There's a subtle bug here:
// reads from |workerChan| until process closes
w.process.Go(func(proc process.Process) {
ctx := childContext(proc) // shut down in-progress HasBlock when time to die
limiter := ratelimit.NewRateLimiter(proc, c.NumWorkers)
for {
select {
case <-proc.Closing():
return
case block, ok := <-workerChan:
if !ok {
return
}
limiter.LimitedGo(func(proc process.Process) {
if err := w.exchange.HasBlock(ctx, block); err != nil {
log.Infof("blockservice worker error: %s", err)
}
})
}
}
})
It causes the panic: https://travis-ci.org/jbenet/go-ipfs/jobs/49011475#L344
The flow is this:
- w.process spawns child proc
- proc spawns child limiter
- proc selects on closing and next work item
- client calls w.process.Close(), which calls proc.Close(), which calls limiter.Close() limiter closes. proc waiting on function return to exit.
- select randomizes on channels, jumps into next work item part.
- tries to call limiter.Go() which is an error as limiter is now closed.
The problem is that limiter is a child or proc, and at the same time proc is depending on limiter's lifetime exceeding its own, as a child would (sort of a close cycle). if proc wants to continue using limiter, it must make sure limiter is alive until proc is done. proc adding limiter as a child will forward the kill signal immediately, and since limiter isnt waiting on proc, will die before proc is done.

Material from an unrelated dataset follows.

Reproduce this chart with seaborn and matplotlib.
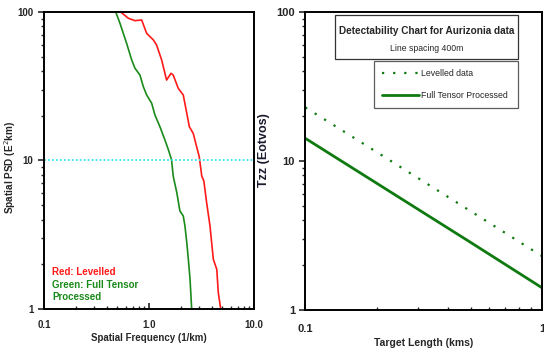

The goprocess API doesnt make this problem easy to detect or fix. I wonder how can the API change to make this not a class of problems. One thought I had was make adding children to closed processes OK -- they just close immediately -- but this violates the WaitFor(...) semantics:
foo = goprocess.WithParent(goprocess.Background())
bar = goprocess.WithParent(goprocess.Background())
foo.Close()
foo.WaitFor(bar) <--- should be an error.
So, could be done only for AddChildNoWait
but making calls to
AddChildNoWait
and AddChild
callable at different times
may be worse. :/
Separately, the above code can be fixed two ways:
- defer-closing the limiter.
It no longer receives the close signal from proc until proc wont give it more
children. proc still waits for limiter to close before exiting (calls
limiter.Close()
which blocks until limiter is fully closed).
// reads from |workerChan| until process closes
w.process.Go(func(proc process.Process) {
ctx := childContext(proc) // shut down in-progress HasBlock when time to die
limiter := ratelimit.NewRateLimiter(process.Background(), c.NumWorkers)
defer limiter.Close()
for {
select {
case <-proc.Closing():
return
case block, ok := <-workerChan:
if !ok {
return
}
limiter.LimitedGo(func(proc process.Process) {
if err := w.exchange.HasBlock(ctx, block); err != nil {
log.Infof("blockservice worker error: %s", err)
}
})
}
}
})
- define limiter outside
since limiter's lifetime should be as long or longer than proc, define rate limiter outside.
// reads from |workerChan| until process closes
limiter := ratelimit.NewRateLimiter(w.process, c.NumWorkers)
proc := w.process.Go(func(proc process.Process) {
ctx := childContext(proc) // shut down in-progress HasBlock when time to die
for {
select {
case <-proc.Closing():
return
case block, ok := <-workerChan:
if !ok {
return
}
limiter.LimitedGo(func(proc process.Process) {
if err := w.exchange.HasBlock(ctx, block); err != nil {
log.Infof("blockservice worker error: %s", err)
}
})
}
}
})
limiter.AddChild(proc)
I dislike both of these and want to make the API clearer in this case.